The  National Park Authority has written to statutory bodies and recreational user groups – including us – to get our views during a 28-day consultation. We think there is strong evidence that motorized use is unsustainable and detracts from most user groups’ enjoyment of the National Park. So we’ll definitely be urging these routes are closed to stop further damage and disturbance.

Once all the relevant bodies have been consulted members of the National Park Authority’s audit, resources and performance committee will consider the issue on 20 July.If they decide some sort of restriction should be considered a proposal and draft order will be prepared. A public consultation will then be held to get the views of individual members of the public during the autumn.The current consultation is potentially the first stage of a lengthy legal process.

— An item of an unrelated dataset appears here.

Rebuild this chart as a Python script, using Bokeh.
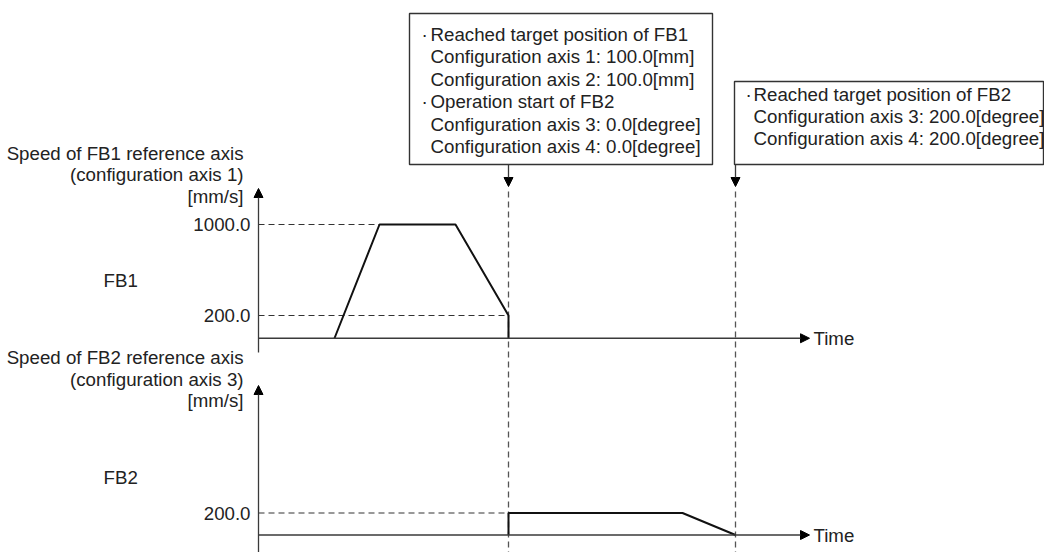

We’ve been lobbying the National Park Authority and Derbyshire County Council to do more to protect our most sensitive green lanes as part of our Take Back the Tracks campaign – and this work is part of the National Park Authority’s recently agreed policy that sets out on managing the use of green lanes by recreational vehicles. The plan focuses on managing 24 priority routes used by recreational vehicles in the Derbyshire part of the national park. Sixteen of these routes have action plans with proposals for their future management. You can see these at www.peakdistrict.gov.uk/priorityroutes

The authority is currently spending an extra £100,000 over two years to deliver the improvements contained in these action plans, tackle illegal use of the countryside by vehicles and improve communications to all users about the issues of managing green lanes.